Plotting code records:
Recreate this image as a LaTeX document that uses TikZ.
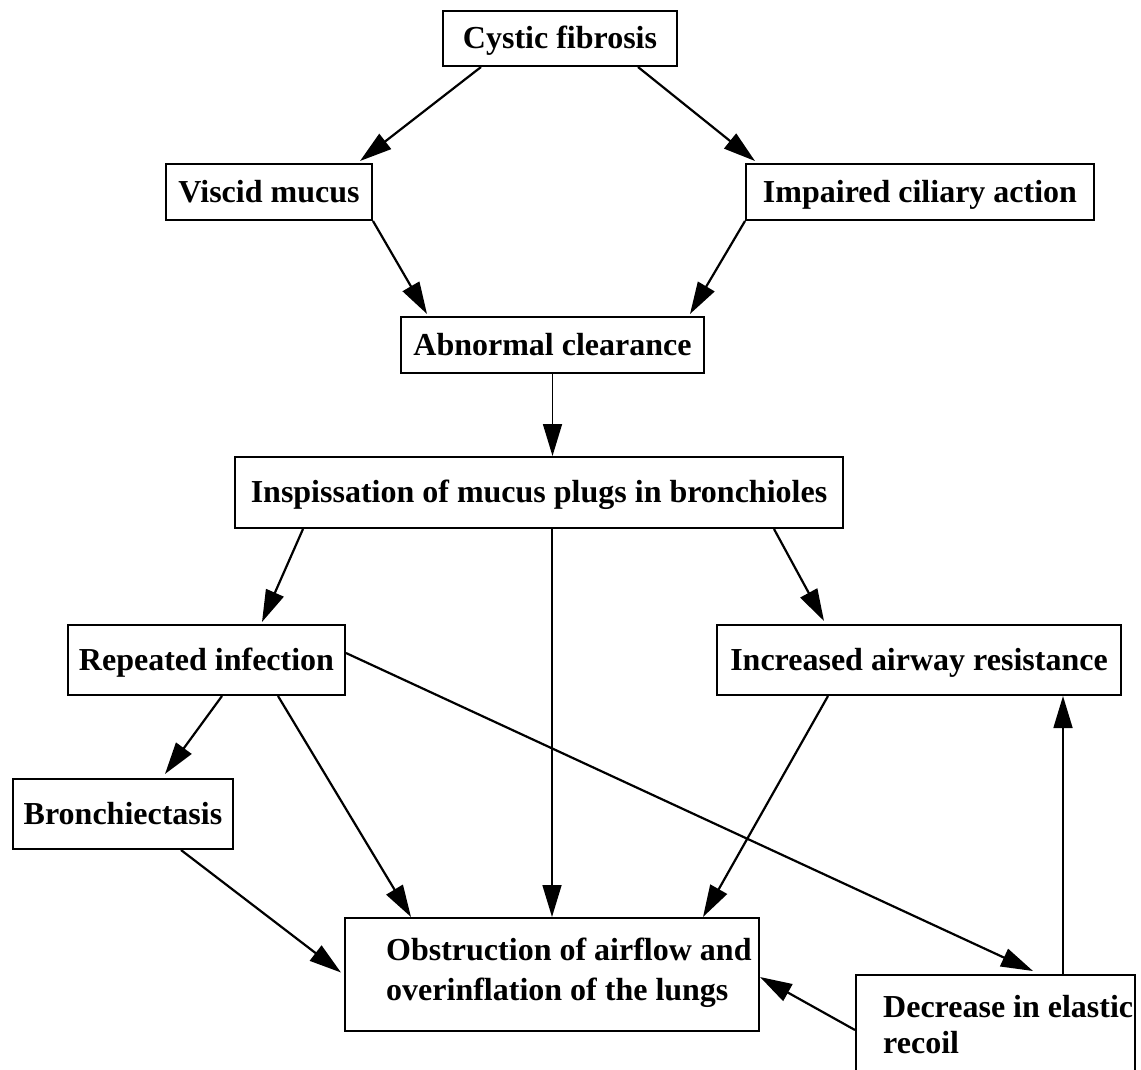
\documentclass[tikz,border=0pt]{standalone}
\usepackage{fontspec}
\setmainfont{Liberation Serif}
\usetikzlibrary{arrows.meta}
\begin{document}
\begin{tikzpicture}[x=1pt,y=-1pt,
  box/.style={draw, line width=2pt, inner sep=0pt, text height=25pt, text depth=5pt, font=\fontsize{32}{38}\selectfont\bfseries},
  txt/.style={inner sep=0pt, font=\fontsize{32}{38}\selectfont\bfseries},
  arr/.style={line width=2.2pt, -{Triangle[length=32pt,width=19pt]}},
  varr/.style={line width=1.6pt, -{Triangle[length=32pt,width=19pt]}}]
\useasboundingbox (0,0) rectangle (1141,1069);
% boxes
\node[box, minimum width=234pt, minimum height=55pt] (cf) at (560,38.5) {Cystic fibrosis};
\node[box, minimum width=206pt, minimum height=56pt] (vm) at (269,192) {Viscid mucus};
\node[box, minimum width=348pt, minimum height=56pt] (ica) at (920,192) {Impaired ciliary action};
\node[box, minimum width=303pt, minimum height=56pt] (ac) at (552.5,345) {Abnormal clearance};
\node[box, minimum width=608pt, minimum height=71pt] (insp) at (539,492.5) {Inspissation of mucus plugs in bronchioles};
\node[box, minimum width=277pt, minimum height=70pt] (ri) at (206.5,660) {Repeated infection};
\node[box, minimum width=404pt, minimum height=70pt] (iar) at (919,660) {Increased airway resistance};
\node[box, minimum width=220pt, minimum height=70pt] (bro) at (123,814) {Bronchiectasis};
\node[box, minimum width=414pt, minimum height=113pt] (obs) at (552,974.5) {};
\node[txt, anchor=base west] (obs1) at (386,960) {Obstruction of airflow and};
\node[txt, anchor=base west] (obs2) at (386,1000) {overinflation of the lungs};
\node[box, minimum width=279pt, minimum height=125pt] (dec) at (995.5,1037.5) {};
\node[txt, anchor=base west] (dec1) at (883,1017) {Decrease in elastic};
\node[txt, anchor=base west] (dec2) at (883,1053) {recoil};
% connectors
\draw[arr] ([xshift=-79pt]cf.south) -- ([xshift=91pt,yshift=2pt]vm.north);
\draw[arr] ([xshift=78pt]cf.south) -- ([xshift=-165pt,yshift=2pt]ica.north);
\draw[arr] (vm.south east) -- ([xshift=-125.5pt,yshift=2pt]ac.north);
\draw[arr] (ica.south west) -- ([xshift=137.5pt,yshift=2pt]ac.north);
\draw[varr] (ac.south) -- (ac.south |- insp.north);
\draw[arr] ([xshift=-236pt]insp.south) -- ([xshift=55.5pt,yshift=2pt]ri.north);
\draw[varr] (insp.south -| obs.north) -- (obs.north);
\draw[arr] ([xshift=235pt]insp.south) -- ([xshift=-95pt,yshift=3pt]iar.north);
\draw[arr] ([xshift=15.5pt]ri.south) -- ([xshift=42pt,yshift=4pt]bro.north);
\draw[arr] ([xshift=71.5pt]ri.south) -- ([xshift=-141pt]obs.north);
\draw[arr] ([yshift=7pt]ri.east) -- ([xshift=37.5pt,yshift=3pt]dec.north);
\draw[arr] ([xshift=58pt]bro.south) -- ([xshift=-3pt,yshift=2pt]obs.west);
\draw[arr] ([xshift=-91pt]iar.south) -- ([xshift=151pt]obs.north);
\draw[varr] ([xshift=67.5pt]dec.north) -- ([xshift=67.5pt]dec.north |- iar.south);
\draw[arr] ([yshift=7.5pt]dec.west) -- ([yshift=-2.5pt]obs.east);
\end{tikzpicture}
\end{document}
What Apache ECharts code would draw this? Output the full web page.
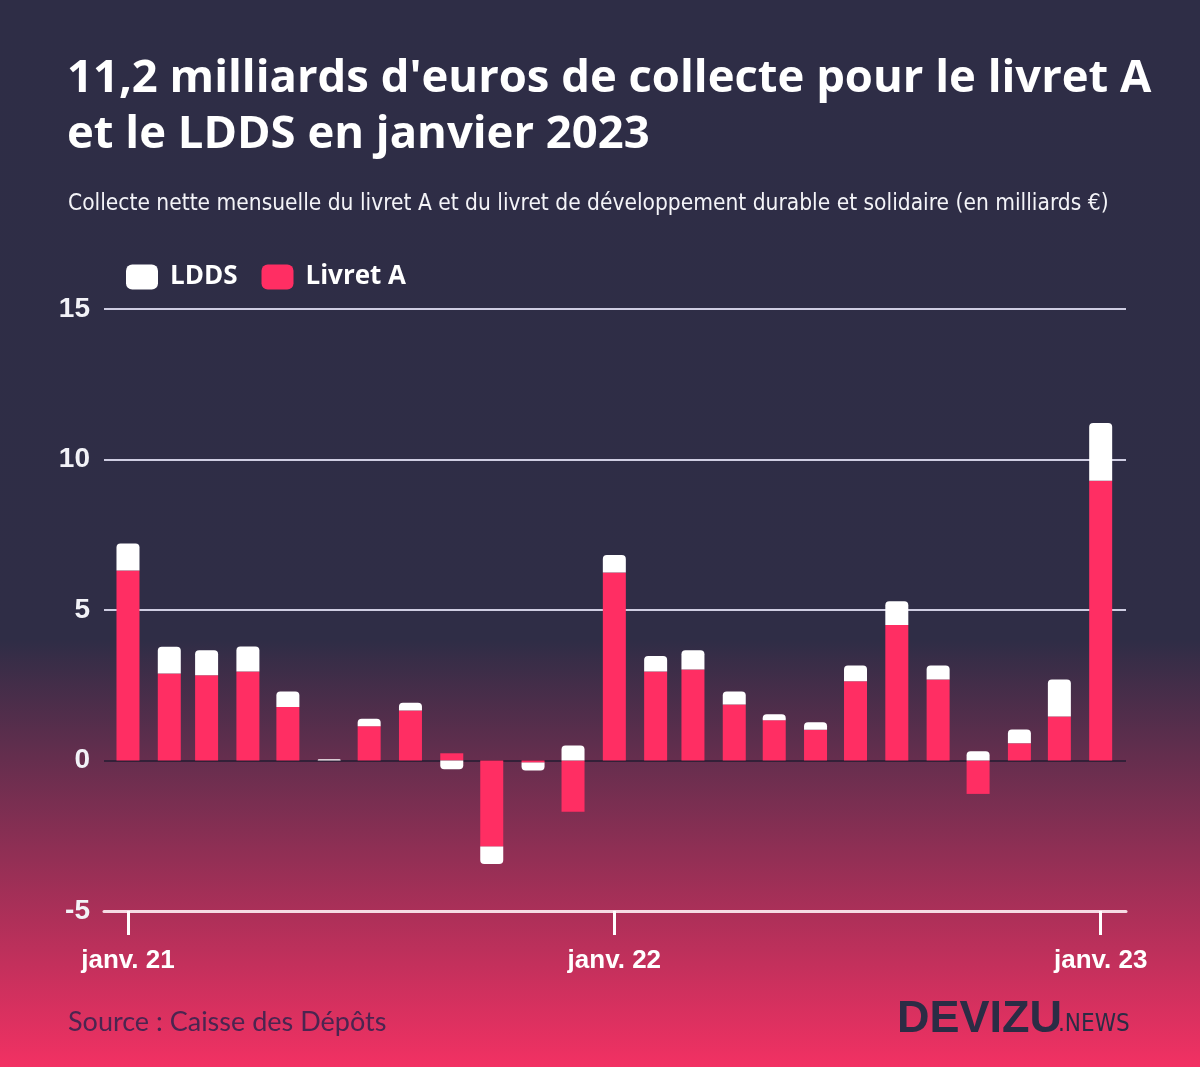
<!DOCTYPE html>
<html>
<head>
<meta charset="utf-8">
<script src="https://cdn.jsdelivr.net/npm/echarts@6/dist/echarts.min.js"></script>
<style>
  html, body { margin: 0; padding: 0; }
  body {
    width: 1200px; height: 1067px; overflow: hidden;
    background: linear-gradient(to bottom, #2e2d46 0%, #2f2d46 60%, #f23163 100%);
  }
  #chart { width: 1200px; height: 1067px; }
</style>
</head>
<body>
<div id="chart"></div>
<script>
// ---- data ----
const months = ['2021-01','2021-02','2021-03','2021-04','2021-05','2021-06','2021-07','2021-08','2021-09','2021-10','2021-11','2021-12',
                '2022-01','2022-02','2022-03','2022-04','2022-05','2022-06','2022-07','2022-08','2022-09','2022-10','2022-11','2022-12',
                '2023-01'];
const livretA = [6.31, 2.89, 2.83, 2.96, 1.78, 0.00, 1.14, 1.66, 0.24, -2.86, -0.07, -1.70,
                 6.25, 2.96, 3.02, 1.86, 1.34, 1.02, 2.63, 4.50, 2.69, -1.11, 0.57, 1.46,
                 9.29];
const ldds    = [0.90, 0.89, 0.83, 0.83, 0.51, 0.04, 0.25, 0.26, -0.29, -0.58, -0.26, 0.50,
                 0.58, 0.51, 0.64, 0.43, 0.20, 0.25, 0.53, 0.79, 0.47, 0.31, 0.46, 1.23,
                 1.92];
const xTickDates = ['2021-01', '2022-01', '2023-01'];
const xTickLabels = ['janv. 21', 'janv. 22', 'janv. 23'];

// ---- helpers: x position = days since 2021-01-01 ----
const DAY = 86400000;
const ORIGIN = Date.UTC(2021, 0, 1);
function toDay(s) { const p = s.split('-'); return Math.round((Date.UTC(+p[0], +p[1] - 1, 1) - ORIGIN) / DAY); }
const xMin = toDay('2021-01') - 18;
const xMax = toDay('2023-01') + 19;
const tickDays = xTickDates.map(toDay);

const chart = echarts.init(document.getElementById('chart'), null, { renderer: 'canvas' });

const option = {
  backgroundColor: 'transparent',
  animation: false,
  title: [
    {
      text: "11,2 milliards d'euros de collecte pour le livret A\net le LDDS en janvier 2023",
      left: 67, top: 51, padding: 0,
      textStyle: { color: '#ffffff', fontFamily: "'Open Sans'", fontWeight: 'bold', fontSize: 45.4, lineHeight: 56 }
    },
    {
      text: 'Collecte nette mensuelle du livret A et du livret de développement durable et solidaire (en milliards €)',
      left: 68, top: 193, padding: 0,
      textStyle: { color: '#f4f4f8', fontFamily: "'DejaVu Sans Condensed', sans-serif", fontWeight: 'normal', fontSize: 22.55 }
    },
    {
      text: 'Source : Caisse des Dépôts',
      left: 68, top: 1009, padding: 0,
      textStyle: { color: '#4b2550', fontFamily: 'Lato', fontWeight: 'normal', fontSize: 27 }
    }
  ],
  legend: {
    data: ['LDDS', 'Livret A'],
    left: 126, top: 264, padding: 0,
    icon: 'roundRect',
    itemWidth: 32, itemHeight: 25, itemGap: 24,
    textStyle: { color: '#ffffff', fontFamily: "'Open Sans'", fontWeight: 'bold', fontSize: 26, padding: [0, 0, 0, 7] }
  },
  grid: { left: 104, right: 74, top: 309, bottom: 156, containLabel: false },
  xAxis: {
    type: 'value',
    min: xMin, max: xMax,
    axisLine: { onZero: false, lineStyle: { color: '#f6dbe4', width: 3 } },
    axisTick: { show: true, length: 24, lineStyle: { color: '#ffffff', width: 3 }, customValues: tickDays },
    axisLabel: {
      customValues: tickDays,
      margin: 37,
      color: '#ffffff', fontFamily: "'Liberation Sans', Arial, sans-serif", fontWeight: 'bold', fontSize: 26,
      formatter: function (v) {
        const i = tickDays.indexOf(Math.round(v));
        return i >= 0 ? xTickLabels[i] : '';
      }
    },
    splitLine: { show: false }
  },
  yAxis: {
    type: 'value',
    min: -5, max: 15, interval: 5,
    axisLine: { show: false },
    axisTick: { show: false },
    axisLabel: {
      margin: 14,
      color: '#f2f2f7', fontFamily: "'Liberation Sans', Arial, sans-serif", fontWeight: 'bold', fontSize: 28
    },
    splitLine: {
      show: true,
      lineStyle: { color: ['rgba(0,0,0,0)', 'rgba(35,28,50,0.75)', '#cfcde2', '#cfcde2', '#cfcde2'], width: 2 }
    }
  },
  series: [
    {
      name: 'Livret A', type: 'bar', stack: 'total', barWidth: 23,
      encode: { x: 1, y: 0 },
      itemStyle: { color: '#ff2e63' },
      data: months.map((m, i) => [livretA[i], toDay(m)])
    },
    {
      name: 'LDDS', type: 'bar', stack: 'total', barWidth: 23,
      encode: { x: 1, y: 0 },
      itemStyle: { color: '#ffffff' },
      data: months.map((m, i) => ({
        value: [ldds[i], toDay(m)],
        itemStyle: { borderRadius: ldds[i] >= 0 ? [4, 4, 0, 0] : [0, 0, 4, 4] }
      }))
    }
  ],
  graphic: [
    {
      type: 'text', left: 897, top: 997,
      style: { text: 'DEVIZU', fill: '#2b2c45', font: "bold 45px 'Liberation Sans', Arial, sans-serif" }
    },
    {
      type: 'text', left: 1058, top: 1013,
      style: { text: '.NEWS', fill: '#2b2c45', font: "normal 24px 'DejaVu Sans Condensed', sans-serif" }
    }
  ]
};
chart.setOption(option);
</script>
</body>
</html>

Short exercise: Tally up the lines in the records containing the word "this", then give the count and nothing else.

Correct response: 2